Goal: Quote from the first line below through the line that contains "import * as", both included, and leave the pictures out.
___ Records to process
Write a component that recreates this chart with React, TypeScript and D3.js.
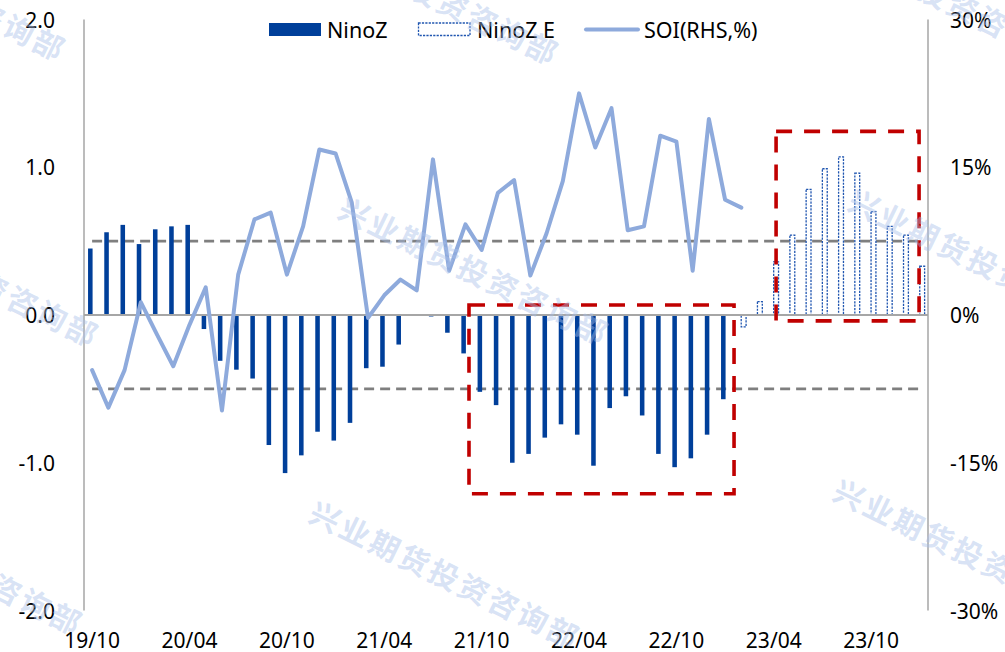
import React from "react";
import * as d3 from "d3";

const categories: string[] = [
  "2019-10","2019-11","2019-12","2020-01","2020-02","2020-03","2020-04","2020-05","2020-06","2020-07","2020-08","2020-09",
  "2020-10","2020-11","2020-12","2021-01","2021-02","2021-03","2021-04","2021-05","2021-06","2021-07","2021-08","2021-09",
  "2021-10","2021-11","2021-12","2022-01","2022-02","2022-03","2022-04","2022-05","2022-06","2022-07","2022-08","2022-09",
  "2022-10","2022-11","2022-12","2023-01","2023-02","2023-03","2023-04","2023-05","2023-06","2023-07","2023-08","2023-09",
  "2023-10","2023-11","2023-12","2024-01",
];

const ninoZ: (number | null)[] = [
  0.45, 0.56, 0.61, 0.48, 0.58, 0.60, 0.61, -0.095, -0.31, -0.37, -0.43, -0.88,
  -1.07, -0.95, -0.79, -0.85, -0.73, -0.36, -0.35, -0.20, 0, -0.01, -0.12, -0.26,
  -0.52, -0.61, -1.00, -0.94, -0.83, -0.74, -0.81, -1.02, -0.63, -0.55, -0.68, -0.94,
  -1.03, -0.97, -0.81, -0.57, null, null, null, null, null, null, null, null,
  null, null, null, null,
];

const ninoZE: (number | null)[] = [
  null, null, null, null, null, null, null, null, null, null, null, null,
  null, null, null, null, null, null, null, null, null, null, null, null,
  null, null, null, null, null, null, null, null, null, null, null, null,
  null, null, null, null, -0.08, 0.09, 0.36, 0.54, 0.85, 0.99, 1.07, 0.96,
  0.70, 0.60, 0.54, 0.33,
];

const soi: (number | null)[] = [
  -5.6, -9.4, -5.6, 1.3, -2.0, -5.2, -1.0, 2.8, -9.7, 4.1, 9.7, 10.4,
  4.1, 9.0, 16.8, 16.4, 11.4, -0.3, 2.0, 3.6, 2.5, 15.8, 4.5, 9.2,
  6.6, 12.4, 13.7, 4.0, 8.3, 13.6, 22.5, 17.0, 21.0, 8.6, 9.0, 18.2,
  17.6, 4.5, 19.9, 11.7, 10.9, null, null, null, null, null, null, null,
  null, null, null, null,
];

const leftTicks: number[] = [2, 1, 0, -1, -2];
const leftTickLabels: string[] = ["2.0", "1.0", "0.0", "-1.0", "-2.0"];
const rightTicks: number[] = [30, 15, 0, -15, -30];
const rightTickLabels: string[] = ["30%", "15%", "0%", "-15%", "-30%"];
const xTickCats: string[] = ["2019-10","2020-04","2020-10","2021-04","2021-10","2022-04","2022-10","2023-04","2023-10"];
const xTickLabels: string[] = ["19/10","20/04","20/10","21/04","21/10","22/04","22/10","23/04","23/10"];
const thresholds: number[] = [0.5, -0.5];

// annotation boxes in data space: [band start (category units), band end, top value, bottom value]
const boxes: [number, number, number, number][] = [
  [23.72, 40.05, 0.068, -1.21],
  [42.64, 51.45, 1.243, -0.04],
];

const watermarkText = "兴业期货投资咨询部";
const watermarkCenters: [number, number][] = [
  [-68, -14], [425, -10], [935, -8],
  [-35, 272], [475, 270], [985, 262],
  [-51, 560], [446, 574], [970, 552],
];

const FONT = "'Noto Sans', 'Open Sans', sans-serif";

export default function App() {
  const W = 1005, H = 652;
  const x = d3.scaleBand<string>().domain(categories).range([84, 928]).padding(0);
  const bw = x.bandwidth();
  const yL = d3.scaleLinear().domain([-2, 2]).range([610.5, 19.5]);
  const yR = d3.scaleLinear().domain([-30, 30]).range([610.5, 19.5]);
  const cx = (c: string) => (x(c) as number) + bw / 2;
  const xUnits = d3.scaleLinear().domain([0, categories.length]).range([84, 928]);

  const line = d3
    .line<number | null>()
    .defined((d) => d !== null)
    .x((_, i) => cx(categories[i]))
    .y((d) => yR(d as number));

  const nzW = bw * 0.28;
  const eW = bw * 0.3;

  return (
    <svg width={W} height={H} style={{ position: "absolute", left: 0, top: 0, background: "#fff" }} fontFamily={FONT}>
      <rect x={0} y={0} width={W} height={H} fill="#fff" />
      {/* threshold dashed lines */}
      {thresholds.map((t) => (
        <line key={t} x1={cx(categories[0])} x2={cx(categories[categories.length - 1])} y1={yL(t)} y2={yL(t)}
          stroke="#7f7f7f" strokeWidth={2.6} strokeDasharray="10 6" />
      ))}
      {/* NinoZ bars */}
      {ninoZ.map((v, i) =>
        v === null ? null : (
          <rect key={"n" + i} x={cx(categories[i]) - 1.8 - nzW / 2} width={nzW}
            y={Math.min(yL(v), yL(0))} height={Math.max(Math.abs(yL(v) - yL(0)), 0.8)} fill="#003f9a" />
        )
      )}
      {/* NinoZ E bars */}
      {ninoZE.map((v, i) =>
        v === null ? null : (
          <rect key={"e" + i} x={cx(categories[i]) + 2.3 - eW / 2} width={eW}
            y={Math.min(yL(v), yL(0))} height={Math.abs(yL(v) - yL(0))} fill="#fff"
            stroke="#1f55b0" strokeWidth={1.3} strokeDasharray="2.2 1.2" />
        )
      )}
      {/* axes */}
      <line x1={84} x2={84} y1={yL(2)} y2={yL(-2)} stroke="#a6a6a6" strokeWidth={1.5} />
      <line x1={928} x2={928} y1={yL(2)} y2={yL(-2)} stroke="#a6a6a6" strokeWidth={1.5} />
      <line x1={84} x2={928} y1={yL(0)} y2={yL(0)} stroke="#a6a6a6" strokeWidth={1.8} />
      {/* SOI line */}
      <path d={line(soi) || ""} fill="none" stroke="#8eaadc" strokeWidth={4} strokeLinejoin="round" strokeLinecap="round" />
      {/* red boxes */}
      {boxes.map((b, i) => (
        <rect key={"b" + i} x={xUnits(b[0])} y={yL(b[2])} width={xUnits(b[1]) - xUnits(b[0])} height={yL(b[3]) - yL(b[2])}
          fill="none" stroke="#c00000" strokeWidth={3.6} strokeDasharray="16 12" />
      ))}
      {/* tick labels */}
      {leftTicks.map((t, i) => (
        <text key={"l" + t} x={55} y={yL(t)} textAnchor="end" dominantBaseline="central" fontSize={21} fill="#000">
          {leftTickLabels[i]}
        </text>
      ))}
      {rightTicks.map((t, i) => (
        <text key={"r" + t} x={950} y={yR(t)} textAnchor="start" dominantBaseline="central" fontSize={21} fill="#000">
          {rightTickLabels[i]}
        </text>
      ))}
      {xTickCats.map((c, i) => (
        <text key={"x" + c} x={cx(c)} y={639.5} textAnchor="middle" dominantBaseline="central" fontSize={21} fill="#000">
          {xTickLabels[i]}
        </text>
      ))}
      {/* legend */}
      <rect x={269} y={23} width={52} height={13} fill="#003f9a" />
      <text x={327} y={29.5} dominantBaseline="central" fontSize={21.5} fill="#000">NinoZ</text>
      <rect x={418.5} y={23} width={51.5} height={12.5} fill="#fff" stroke="#1f55b0" strokeWidth={1.3} strokeDasharray="2.2 1.2" />
      <text x={477} y={29.5} dominantBaseline="central" fontSize={21.5} fill="#000">NinoZ E</text>
      <line x1={586} x2={638} y1={29.5} y2={29.5} stroke="#8eaadc" strokeWidth={4} strokeLinecap="round" />
      <text x={644} y={29.5} dominantBaseline="central" fontSize={21.5} fill="#000">SOI(RHS,%)</text>
      {/* watermarks */}
      {watermarkCenters.map(([wx, wy], i) => (
        <text key={"w" + i} transform={`translate(${wx},${wy}) rotate(26)`} textAnchor="middle" dominantBaseline="central"
          fontFamily="'Noto Sans CJK SC', sans-serif" fontWeight={700} fontSize={30} letterSpacing={3}
          fill="#a9c0ea" fillOpacity={0.45}>
          {watermarkText}
        </text>
      ))}
    </svg>
  );
}
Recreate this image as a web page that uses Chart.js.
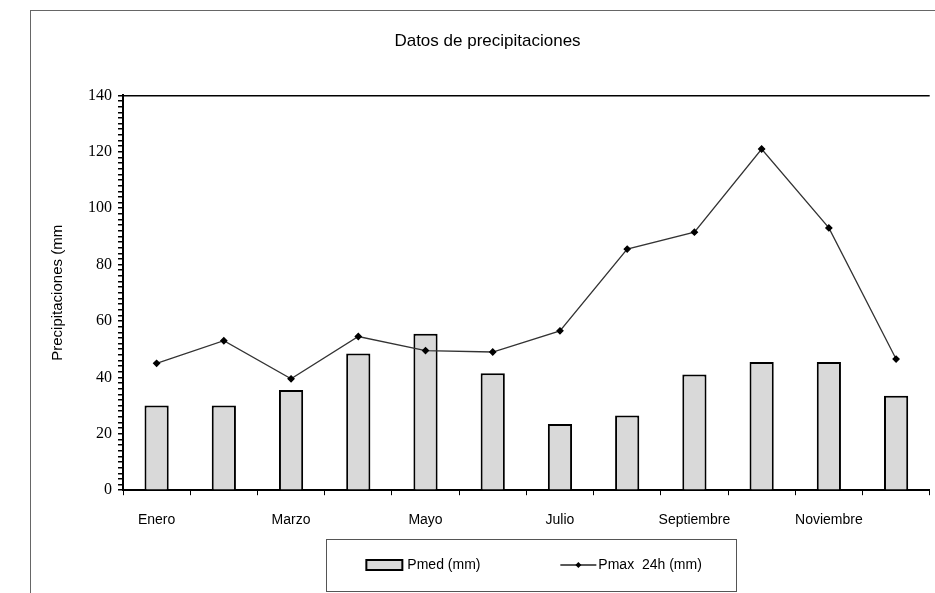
<!DOCTYPE html>
<html>
<head>
<meta charset="utf-8">
<script src="https://cdn.jsdelivr.net/npm/chart.js@4"></script>
<style>
  body { margin: 0; background: #fff; }
  #frame {
    position: absolute; left: 30px; top: 10px;
    width: 905px; height: 583px;
    border-top: 1px solid #666; border-left: 1px solid #666;
  }
</style>
</head>
<body>
<div id="frame"><canvas id="myChart" width="904" height="582"></canvas></div>
<script>
const meses = ['Enero', 'Febrero', 'Marzo', 'Abril', 'Mayo', 'Junio', 'Julio', 'Agosto', 'Septiembre', 'Octubre', 'Noviembre', 'Diciembre'];
const pmed = [30, 30, 35.5, 48.5, 55.5, 41.5, 23.5, 26.5, 41, 45.5, 45.5, 33.5];
const pmax24 = [45, 53, 39.5, 54.5, 49.5, 49, 56.5, 85.5, 91.5, 121, 93, 46.5];
const yTicks = [0, 20, 40, 60, 80, 100, 120, 140];

// legend drawn by hand, in a box under the x axis
const legendBox = {
  id: 'legendBox',
  afterDraw(chart) {
    const ctx = chart.ctx;
    const ca = chart.chartArea;
    const cx = (ca.left + ca.right) / 2 + 5;
    const top = chart.scales.x.bottom - 7;
    const w = 410, h = 52;
    const left = cx - w / 2;
    ctx.save();
    ctx.strokeStyle = '#555';
    ctx.lineWidth = 1;
    ctx.strokeRect(Math.round(left) + 0.5, Math.round(top) + 0.5, w, h);
    const my = top + 26;
    // bar item
    let x = left + 40;
    ctx.fillStyle = '#d9d9d9';
    ctx.fillRect(x, my - 5, 36, 10);
    ctx.strokeStyle = '#000';
    ctx.lineWidth = 2;
    ctx.strokeRect(x, my - 5, 36, 10);
    ctx.fillStyle = '#000';
    ctx.font = '14px "Liberation Sans"';
    ctx.textBaseline = 'middle';
    ctx.fillText(chart.data.datasets[1].label, x + 41, my);
    // line item
    x = left + 234;
    ctx.strokeStyle = '#222';
    ctx.lineWidth = 1.3;
    ctx.beginPath(); ctx.moveTo(x, my); ctx.lineTo(x + 36, my); ctx.stroke();
    ctx.beginPath();
    ctx.moveTo(x + 18, my - 3); ctx.lineTo(x + 21, my); ctx.lineTo(x + 18, my + 3); ctx.lineTo(x + 15, my);
    ctx.closePath(); ctx.fill();
    ctx.fillText(chart.data.datasets[0].label, x + 38, my);
    ctx.restore();
  }
};

var ctx = document.getElementById('myChart').getContext('2d');
var myChart = new Chart(ctx, {
  data: {
    labels: meses,
    datasets: [{
      type: 'line',
      label: 'Pmax  24h (mm)',
      data: pmax24,
      borderColor: '#333',
      borderWidth: 1.3,
      pointStyle: 'rectRot',
      pointRadius: 3,
      pointBackgroundColor: '#000',
      pointBorderColor: '#000',
      tension: 0,
      order: 0
    }, {
      type: 'bar',
      label: 'Pmed (mm)',
      data: pmed,
      backgroundColor: '#d9d9d9',
      borderColor: '#000',
      borderWidth: 2,
      barPercentage: 0.36,
      categoryPercentage: 1,
      order: 1
    }]
  },
  options: {
    responsive: false,
    animation: false,
    layout: { padding: { left: 14, right: 5, top: 0, bottom: 47 } },
    plugins: {
      title: {
        display: true,
        text: 'Datos de precipitaciones',
        color: '#000',
        font: { family: 'Liberation Sans', size: 17, weight: 'normal' },
        padding: { top: 20, bottom: 44 }
      },
      legend: { display: false },
      tooltip: { enabled: false }
    },
    scales: {
      x: {
        grid: { display: true, drawOnChartArea: false, offset: true, tickLength: 5, color: '#000', tickColor: '#000' },
        border: { color: '#000', width: 2 },
        ticks: {
          autoSkip: false,
          maxRotation: 0,
          color: '#000',
          padding: 17,
          font: { family: 'Liberation Sans', size: 14 },
          callback: (v, i) => i % 2 === 0 ? meses[i] : ''
        }
      },
      y: {
        min: 0,
        max: 140,
        ticks: {
          stepSize: 2,
          autoSkip: false,
          color: '#000',
          padding: 6,
          font: { family: 'Liberation Serif', size: 16 },
          callback: v => yTicks.includes(v) ? v : ''
        },
        grid: {
          drawOnChartArea: true,
          tickLength: 5,
          color: ctx => ctx.tick && ctx.tick.value === 140 ? '#000' : 'rgba(0,0,0,0)',
          tickColor: '#000',
          lineWidth: 1.5
        },
        border: { color: '#000', width: 2 },
        title: {
          display: true,
          text: 'Precipitaciones (mm',
          color: '#000',
          font: { family: 'Liberation Sans', size: 15 },
          padding: { bottom: 15 }
        }
      }
    }
  },
  plugins: [legendBox]
});
</script>
</body>
</html>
______
Result:
Write a component that recreates this chart with React, TypeScript and D3.js.
import React from "react";
import * as d3 from "d3";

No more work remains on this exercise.